EE290N - Specification and Modeling of Reactive Real-Time Systems

Lecture 4 - September 5, 1996, Scribe: Amit Mehrotra

Synchrony
Two events are synchronous if they have the same tag. Two signals are synchronous if all the events in one signal are synchronous with an event in the other signal. A system is synchronous if every signal in the system is synchronous with every other signal in the system.

By the above definition, Synchronous Dataflow model of computation is not synchronous. The "synchronous languages" are synchronous if we consider bottom in the set of signals. Infact all timed systems are synchronous if we can identify a bottom.

Discrete Event Simulators
In the "full abstraction" model, the question whether the simulator is accurate or not is equivalent to asking whether the operational semantics and the denotational semantics coincide or not. This is a difficult question to answer for typical discrete event simulators.

In the context of discrete event simulators we have

Event Queue
Sorted list of pending events.
Current Time
Smallest tag in the queue.

The simulator looks for the first unprocessed event in the event queue and activates all the processes which have that event as an input. This might generate new events which are also included in the event queue. These new events cannot have a tag smaller than the current time. For a closed system, the simulator looks for "output only" processes and they are determinate, simulation can start. The simulation process "sees" events only up to the current time. However the simulator is typically implemented on a sequential computer and so the problem arises when dealing with events with identical tags. The simulator will execute one event after the other with no particular order but different orders could cause different results. Also some functions could result in the output being non-functional. For instance the function "merge" produces an output which is non-functional if the two inputs are synchronous. VHDL is an example of a discrete event simulator.

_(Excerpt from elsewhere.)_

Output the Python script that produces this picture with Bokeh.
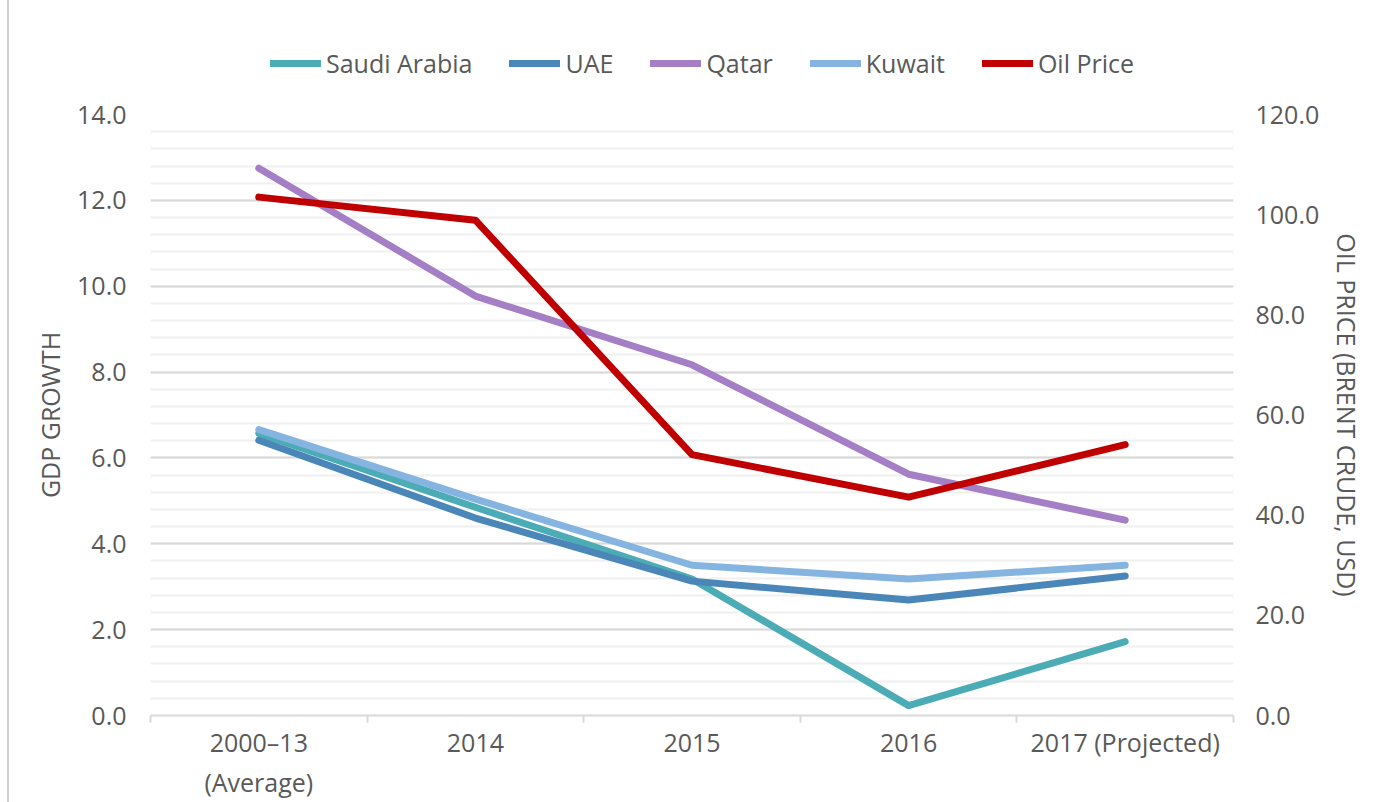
from bokeh.plotting import figure
from bokeh.layouts import column
from bokeh.models import (Range1d, LinearAxis, SingleIntervalTicker, FixedTicker,
                          Legend, LegendItem, PrintfTickFormatter)
from bokeh.embed import file_html
from bokeh.resources import INLINE

categories = ["2000–13\n(Average)", "2014", "2015", "2016", "2017 (Projected)"]
saudi = [6.57, 4.85, 3.18, 0.23, 1.72]
uae = [6.41, 4.60, 3.13, 2.69, 3.25]
qatar = [12.75, 9.77, 8.17, 5.62, 4.55]
kuwait = [6.66, 5.04, 3.50, 3.18, 3.50]
oil = [103.5, 98.9, 52.1, 43.6, 54.1]

FONT = "Open Sans"
FS = "25px"
TXT = "#595959"
W = 1373

xs = [i + 0.5 for i in range(len(categories))]

p = figure(width=W, height=712, output_backend="svg", toolbar_location=None,
           x_range=Range1d(0, len(categories)), y_range=Range1d(0, 14),
           min_border_left=141, min_border_right=149, min_border_top=24,
           min_border_bottom=83)
p.outline_line_color = None
p.extra_y_ranges = {"oil": Range1d(0, 120)}

# x axis
xa = p.xaxis[0]
xa.ticker = FixedTicker(ticks=xs, minor_ticks=list(range(len(categories) + 1)))
xa.major_label_overrides = {x: c for x, c in zip(xs, categories)}
xa.major_tick_line_color = None
xa.minor_tick_line_color = "#d9d9d9"
xa.minor_tick_line_width = 2
xa.minor_tick_out = 7
xa.minor_tick_in = 0
xa.axis_line_color = "#d9d9d9"
xa.axis_line_width = 2
xa.major_label_text_font = FONT
xa.major_label_text_font_size = FS
xa.major_label_text_color = TXT
xa.major_label_standoff = 2
p.xgrid.grid_line_color = None

# left y axis
ya = p.yaxis[0]
ya.ticker = SingleIntervalTicker(interval=2, num_minor_ticks=5)
ya.formatter = PrintfTickFormatter(format="%.1f")
ya.axis_line_color = None
ya.major_tick_line_color = None
ya.minor_tick_line_color = None
ya.major_label_text_font = FONT
ya.major_label_text_font_size = FS
ya.major_label_text_color = TXT
ya.major_label_standoff = 18
ya.axis_label = "GDP GROWTH"
ya.axis_label_text_font = FONT
ya.axis_label_text_font_size = FS
ya.axis_label_text_font_style = "normal"
ya.axis_label_text_color = TXT
ya.axis_label_standoff = 7
p.ygrid.grid_line_color = "#d9d9d9"
p.ygrid.grid_line_width = 2
p.ygrid.minor_grid_line_color = "#f0f0f0"
p.ygrid.minor_grid_line_width = 2

# right y axis
ra = LinearAxis(y_range_name="oil")
ra.ticker = SingleIntervalTicker(interval=20, num_minor_ticks=5)
ra.formatter = PrintfTickFormatter(format="%.1f")
ra.axis_line_color = None
ra.major_tick_line_color = None
ra.minor_tick_line_color = None
ra.major_label_text_font = FONT
ra.major_label_text_font_size = FS
ra.major_label_text_color = TXT
ra.major_label_standoff = 16
ra.axis_label = "OIL PRICE (BRENT CRUDE, USD)"
ra.axis_label_text_font = FONT
ra.axis_label_text_font_size = FS
ra.axis_label_text_font_style = "normal"
ra.axis_label_text_color = TXT
ra.axis_label_standoff = 8
p.add_layout(ra, "right")

series = [
    ("Saudi Arabia", saudi, "#4BACB6", "default"),
    ("UAE", uae, "#4A86B8", "default"),
    ("Qatar", qatar, "#A57FC6", "default"),
    ("Kuwait", kuwait, "#86B4E0", "default"),
    ("Oil Price", oil, "#C00000", "oil"),
]

# legend strip above the chart (its ranges keep the copies of the lines out of view)
lf = figure(width=W, height=90, output_backend="svg", toolbar_location=None,
            x_range=Range1d(-20, -10), y_range=Range1d(-20, -10),
            x_axis_location=None, y_axis_location=None,
            min_border_left=0, min_border_right=0, min_border_top=0,
            min_border_bottom=0)
lf.outline_line_color = None
lf.grid.visible = False

items = []
for name, vals, col, rng in series:
    p.line(xs, vals, line_color=col, line_width=7, line_cap="round",
           line_join="round", y_range_name=rng)
    lr = lf.line(xs, vals, line_color=col, line_width=7, line_cap="round")
    items.append(LegendItem(label=name, renderers=[lr]))

legend = Legend(items=items, orientation="horizontal", location=(120, 10),
                label_text_font=FONT, label_text_font_size=FS,
                label_text_color=TXT, glyph_width=51, glyph_height=24,
                label_standoff=5, spacing=37, padding=0, margin=0,
                background_fill_alpha=0, border_line_alpha=0)
lf.add_layout(legend, "center")

layout = column(lf, p, spacing=0)
layout.styles = {"margin-left": "7px", "border-left": "2px solid #d0d0d0"}

open("out.html", "w").write(file_html(layout, INLINE))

VHDL ensures strict causality by introducing the additional notion of delta time steps where the current time is not advanced. Thus if an event causes another event to happen at the same time, in simulation this resultant event actually occurs delta time step after the main event. For instance, for the first example in lecture 4, if P2 gets executed before P1, P2 will be rescheduled to be executed after a delta time step once P1 has executed. It can be shown that the result of the simulator will be the same irrespective of the order of execution of P1 and P2. It will be shown later that strict causality ensures determinacy.